James Mangold n'est pas un faiseur mais un authentique cinéaste : le type qui a fait Copland mérite qu'on lui tire son chapeau. Ça tombe bien, de chapeau, il en sera naturellement question ici. Mangold aurait pu faire servilement un film de studio, s'acquitter d'une commande sans âme, comme le fut le pathétique Indiana Jones et le Crâne de cristal, dont on cherche encore le scénario.
Or il livre une copie enthousiasmante : non pas un chant du cygne, un vrai retour aux sources.
Quarante ans depuis Les Aventuriers de l'Arche perdue, quarante ans que Harrison Ford nous enchante en Indy, avec ses mimiques, sa veste en cuir élimée, sa détestation du IIIe Reich — et sa phobie des serpents.
Lucas et Spielberg, producteurs exécutifs, se sont penchés sur le berceau de cet ultime opus, si délibérément fidèle à leur projet initial. Quand on retrouve la ligne rouge sur une carte indiquant le chemin parcouru en avion, en train ou en bateau, l'émotion est palpable, c'est le souffle de l'aventure, une nouvelle fois ; il n'est en revanche presque pas fait usage de ces irritants collages qui viennent souvent plomber les suites, de ces citations pas inspirées de films précédents, auxquels ne seront faites, ici, que de subtiles allusions.
Un bonheur de (re)création.
Comment se fait-il que nos héros d’enfance et de jeunesse soient encore capables, à 75 ans et des bananes, de nous convier à de nouvelles, grandes aventures, et que nous soyons de nouveau heureux, comme ces enfants que nous étions ?
Ce que je dis là de Harrison Ford, vaut pour Stallone dans Tulsa King. Le charisme. Une certaine classe, les retrouvailles avec cette présence singulière, que le temps n'a pas érodée.
Et qu’on retrouve dans ce prologue fascinant où c’est le Harrison Ford d’il y a quarante ans qui se coltine un train entier de nazis, à la recherche d’un de ses habituels fabuleux artefacts.
Lorsque Carrie Fischer est ressuscitée dans Rogue One, c'est certes impressionnant mais un peu artificiel, et ça ne dure qu'un plan. Le prologue de cet Indiana Jones-là est une séquence nettement plus longue, et virevoltante ; j'y ai en vain cherché ce côté carton-pâte des effets 3D, si réussis soient-ils.
Mads Mikkelsen. Il faudrait un Oscar du meilleur Mads Mikkelsen, qui est une catégorie d’acteurs à lui tout seul. Il décrocherait ici un accessit bien mérité.

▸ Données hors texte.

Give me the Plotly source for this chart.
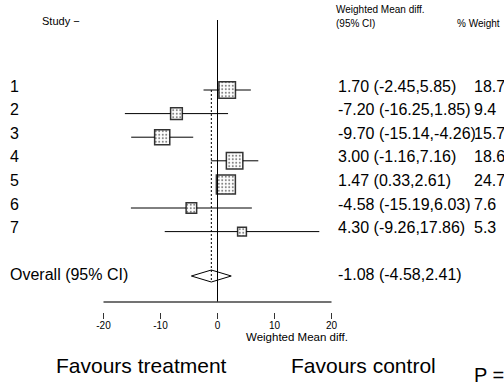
import plotly.graph_objects as go
import numpy as np

# ---- data ----
studies = ["1", "2", "3", "4", "5", "6", "7"]
estimates = [1.70, -7.20, -9.70, 3.00, 1.47, -4.58, 4.30]
ci_low = [-2.45, -16.25, -15.14, -1.16, 0.33, -15.19, -9.26]
ci_high = [5.85, 1.85, -4.26, 7.16, 2.61, 6.03, 17.86]
weights = [18.7, 9.4, 15.7, 18.6, 24.7, 7.6, 5.3]
overall_est = -1.08
overall_low = -4.58
overall_high = 2.41
tick_values = [-20, -10, 0, 10, 20]
tick_labels = ["-20", "-10", "0", "10", "20"]

# ---- layout geometry (pixels) ----
W, H = 504, 388
X0_PX = 217.5      # pixel of x = 0
PX_PER_UNIT = 5.7
ROW0 = 90.0
ROW_STEP = 23.6
OVERALL_Y = 276.0
AXIS_Y = 302.0
MAX_SIDE = 19.0
FONT = "Liberation Sans, Arial, sans-serif"

xmin = -X0_PX / PX_PER_UNIT
xmax = (W - X0_PX) / PX_PER_UNIT

row_y = [ROW0 + i * ROW_STEP for i in range(len(studies))]
max_w = max(weights)
sides = [MAX_SIDE * np.sqrt(w / max_w) for w in weights]
half_units = [s / 2 / PX_PER_UNIT for s in sides]

fig = go.Figure()

# CI lines, split around the boxes
lx, ly = [], []
for est, lo, hi, y, hu in zip(estimates, ci_low, ci_high, row_y, half_units):
    if lo < est - hu:
        lx += [lo, est - hu, None]
        ly += [y, y, None]
    if hi > est + hu:
        lx += [est + hu, hi, None]
        ly += [y, y, None]
fig.add_trace(go.Scatter(x=lx, y=ly, mode="lines",
                         line=dict(color="black", width=1),
                         hoverinfo="skip", showlegend=False))

# boxes (area proportional to weight)
fig.add_trace(go.Bar(
    orientation="h",
    y=row_y,
    base=[e - h for e, h in zip(estimates, half_units)],
    x=[2 * h for h in half_units],
    width=sides,
    marker=dict(color="white",
                line=dict(color="#333333", width=1.5),
                pattern=dict(shape=".", fgcolor="black", bgcolor="white",
                             size=3.5, solidity=0.25)),
    showlegend=False, hoverinfo="skip"))

# overall diamond
dh = 6
fig.add_trace(go.Scatter(
    x=[overall_low, overall_est, overall_high, overall_est, overall_low],
    y=[OVERALL_Y, OVERALL_Y - dh, OVERALL_Y, OVERALL_Y + dh, OVERALL_Y],
    mode="lines", fill="toself", fillcolor="white",
    line=dict(color="black", width=1), showlegend=False, hoverinfo="skip"))

shapes = [
    # no-effect line
    dict(type="line", xref="x", yref="y", x0=0, x1=0, y0=20, y1=AXIS_Y,
         line=dict(color="black", width=1)),
    # overall effect dashed line
    dict(type="line", xref="x", yref="y", x0=overall_est, x1=overall_est,
         y0=ROW0, y1=OVERALL_Y + dh, line=dict(color="black", width=1, dash="2px,2px")),
    # axis line
    dict(type="line", xref="x", yref="y", x0=tick_values[0], x1=tick_values[-1],
         y0=AXIS_Y, y1=AXIS_Y, line=dict(color="#444444", width=1.3)),
]

def px(xp):
    return xp / W

ann = []
def add_text(text, xp, yp, size, anchor="left"):
    ann.append(dict(text=text, x=px(xp), y=yp, xref="paper", yref="y",
                    xanchor=anchor, yanchor="middle", showarrow=False,
                    font=dict(family=FONT, size=size, color="black")))

add_text("Study \u2212", 40, 20.5, 11)
add_text("Weighted Mean diff.", 334, 9.5, 10)
add_text("(95% CI)", 334, 23, 10)
add_text("% Weight", 455, 23, 10)

for s, est, lo, hi, w, y in zip(studies, estimates, ci_low, ci_high, weights, row_y):
    add_text(s, 8, y - 4, 16)
    add_text(f"{est:.2f} ({lo:.2f},{hi:.2f})", 336, y - 4, 16)
    add_text(f"{w:.1f}", 472, y - 4, 16)

add_text("Overall (95% CI)", 8, OVERALL_Y - 2, 16)
add_text(f"{overall_est:.2f} ({overall_low:.2f},{overall_high:.2f})", 336, OVERALL_Y - 2, 16)
add_text("Weighted Mean diff.", 244, 336.5, 11.5)
add_text("Favours treatment", 54, 365, 21)
add_text("Favours control", 289, 365, 21)
add_text("P =", 472, 375, 20)

fig.update_layout(
    width=W, height=H,
    margin=dict(l=0, r=0, t=0, b=0, pad=0),
    paper_bgcolor="white", plot_bgcolor="white",
    barmode="overlay",
    showlegend=False,
    shapes=shapes, annotations=ann,
    xaxis=dict(range=[xmin, xmax], showgrid=False, zeroline=False, showline=False,
               ticks="outside", ticklen=6, tickwidth=1, tickcolor="#333333",
               tickvals=tick_values, ticktext=tick_labels,
               tickfont=dict(family=FONT, size=10, color="black"),
               ticklabelstandoff=-2,
               anchor="free", position=1 - 312 / H, automargin=False,
               fixedrange=True),
    yaxis=dict(range=[H, 0], visible=False, showgrid=False, zeroline=False,
               automargin=False, fixedrange=True),
)

fig.write_html("out.html", config={"displayModeBar": False})
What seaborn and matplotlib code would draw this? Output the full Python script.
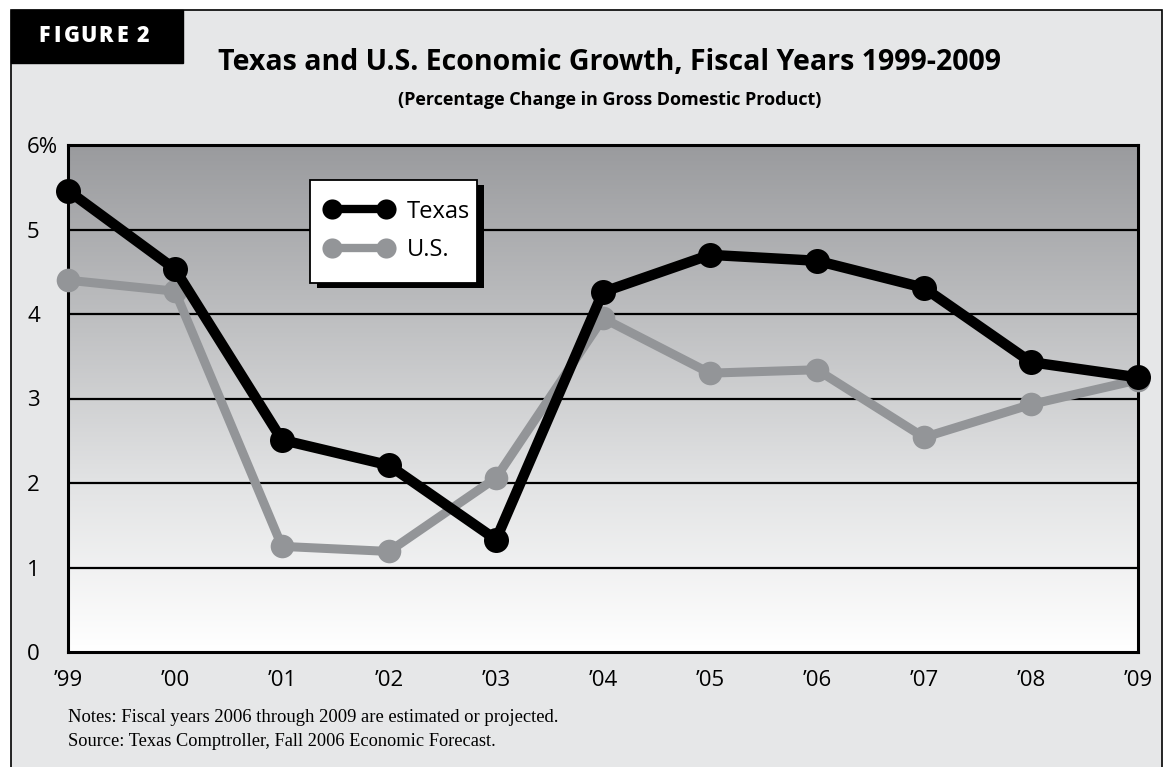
import numpy as np
import pandas as pd
import matplotlib
matplotlib.use("Agg")
import matplotlib.pyplot as plt
from matplotlib.patches import Rectangle
import seaborn as sns

# Chart data
years = ["\u201999", "\u201900", "\u201901", "\u201902", "\u201903", "\u201904",
         "\u201905", "\u201906", "\u201907", "\u201908", "\u201909"]
texas = [5.46, 4.53, 2.51, 2.21, 1.33, 4.26, 4.70, 4.63, 4.31, 3.43, 3.25]
us = [4.40, 4.27, 1.25, 1.19, 2.06, 3.95, 3.30, 3.34, 2.54, 2.93, 3.22]
y_ticks = [0, 1, 2, 3, 4, 5, 6]
y_labels = ["0", "1", "2", "3", "4", "5", "6%"]

title = "Texas and U.S. Economic Growth, Fiscal Years 1999-2009"
subtitle = "(Percentage Change in Gross Domestic Product)"
notes = "Notes: Fiscal years 2006 through 2009 are estimated or projected."
source = "Source: Texas Comptroller, Fall 2006 Economic Forecast."

sns.set_theme(style="white")
plt.rcParams['font.family'] = ['Open Sans', 'DejaVu Sans']
plt.rcParams['text.color'] = 'black'
plt.rcParams['xtick.color'] = 'black'
plt.rcParams['ytick.color'] = 'black'

df = pd.DataFrame({
    "idx": list(range(len(years))) * 2,
    "value": texas + us,
    "series": ["Texas"] * len(years) + ["U.S."] * len(years),
})

fig = plt.figure(figsize=(11.64, 7.67), dpi=100)
fig.patch.set_facecolor("white")

W, H = 1164, 767


def fbox(x0, y0, x1, y1):
    # pixel box (top-left origin) -> figure fraction rect args
    return (x0 / W, 1 - y1 / H), (x1 - x0) / W, (y1 - y0) / H


# outer panel
fig.patches.append(Rectangle((11 / W, -0.01), (1162 - 11) / W, 1 - 10 / H + 0.01,
                             transform=fig.transFigure, facecolor="#e6e7e8",
                             edgecolor="black", linewidth=1.2, zorder=-2))
# FIGURE 2 tab
fig.patches.append(Rectangle(*fbox(11, 10, 183, 63), transform=fig.transFigure,
                             facecolor="black", edgecolor="black", linewidth=1,
                             zorder=-1))
for ch, cx in zip("FIGURE2", [44, 57.5, 71.5, 89, 106, 122.5, 143]):
    fig.text(cx / W, 1 - 36 / H, ch, color="white", fontsize=15.5,
             fontweight="heavy", ha="center", va="center")

fig.text(609 / W, 1 - 63 / H, title, fontsize=20.5, fontweight="bold",
         ha="center", va="center")
fig.text(610 / W, 1 - 100 / H, subtitle, fontsize=13, fontweight="bold",
         ha="center", va="center")

ax = fig.add_axes([68 / W, 1 - 652 / H, (1138 - 68) / W, (652 - 145) / H])
ax.set_zorder(1)
ax.set_xlim(0, len(years) - 1)
ax.set_ylim(0, 6)

# gradient background
grad = np.linspace(0, 1, 256).reshape(-1, 1)
cmap = matplotlib.colors.LinearSegmentedColormap.from_list(
    "bg", ["#ffffff", "#e2e3e4", "#bdbec0", "#9a9b9e"])
ax.imshow(grad, extent=[0, len(years) - 1, 0, 6], origin="lower",
          aspect="auto", cmap=cmap, zorder=0)

for t in y_ticks[1:-1]:
    ax.axhline(t, color="black", linewidth=1.6, zorder=1)

sns.lineplot(data=df[df.series == "U.S."], x="idx", y="value", color="#939598",
             linewidth=6.5, marker="o", markersize=17, markeredgewidth=0,
             label="U.S.", ax=ax, zorder=4, clip_on=False)
sns.lineplot(data=df[df.series == "Texas"], x="idx", y="value", color="black",
             linewidth=7.5, marker="o", markersize=18, markeredgewidth=0,
             label="Texas", ax=ax, zorder=5, clip_on=False)

for s in ax.spines.values():
    s.set_color("black")
    s.set_linewidth(2.2)
    s.set_zorder(3)

ax.set_xticks(range(len(years)))
ax.set_xticklabels(years, fontsize=16)
ax.set_yticks(y_ticks)
ax.set_yticklabels(y_labels, fontsize=16)
for lbl in ax.get_yticklabels():
    lbl.set_horizontalalignment("left")
ax.tick_params(axis="x", pad=13, length=0)
ax.tick_params(axis="y", pad=29.5, length=0)
ax.set_xlabel("")
ax.set_ylabel("")

# legend: hand-drawn frame with a hard black shadow
ax.add_patch(Rectangle(*fbox(317, 185, 484, 288), transform=fig.transFigure,
                       facecolor="black", edgecolor="none", zorder=8,
                       clip_on=False))
ax.add_patch(Rectangle(*fbox(310, 180, 477, 283), transform=fig.transFigure,
                       facecolor="white", edgecolor="black", linewidth=1.3,
                       zorder=9, clip_on=False))
handles, labels = ax.get_legend_handles_labels()
order = [labels.index("Texas"), labels.index("U.S.")]
leg = ax.legend([handles[i] for i in order], [labels[i] for i in order],
                loc="center left", bbox_to_anchor=(325 / W, 1 - 231 / H),
                bbox_transform=fig.transFigure, numpoints=2, handlelength=2.89,
                fontsize=17, frameon=False, borderpad=0, labelspacing=0.62,
                handletextpad=0.585, borderaxespad=0)
for ln in leg.get_lines():
    ln.set_markersize(14.5)
    ln.set_linewidth(6)
leg.set_zorder(10)

fig.text(68 / W, 1 - 717 / H, notes, fontsize=13.4, family="Liberation Serif",
         ha="left", va="center")
fig.text(68 / W, 1 - 741 / H, source, fontsize=13.2, family="Liberation Serif",
         ha="left", va="center")

fig.savefig("out.png", dpi=100)
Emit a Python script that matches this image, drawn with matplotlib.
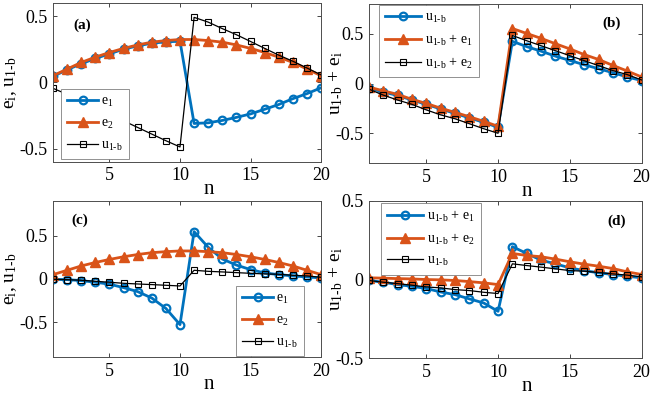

La jeune Helena, Phoebe Waller Bridge (soit mur et pont, si l'on y songe) : cette arriviste assoiffée d’argent, affichant un cynisme sans scrupule, évoluera vers un attachement de plus en plus sincère envers Indy. Il ne s'agit pas du premier portrait de femme dans la série, celles-ci ayant en général un caractère assez trempé pour tenir tête au héros — sauf la cruche dans Le Temple maudit. Cependant, c'est ici une jeune femme, la trentaine, de la fin des années soixante, autonome, belle, et tout un tas d'autres qualités dont elle se targue : quasiment un alter ego du Jeune Indiana Jones.
Je ne vais pas spoiler mais vous inviter très vivement à aller savourer ce dernier opus jonesien.
Pour ce qui me concerne, je le placerai au troisième rang de la série mythique, derrière le film original, puis le fantastique Indiana Jones et la dernière croisade, devant ledit Temple maudit, que je n'aime pas, hormis pour son prologue au club Obi-Wan, et très loin devant le dernier de la classe, cet injustifiable Crâne de cristal.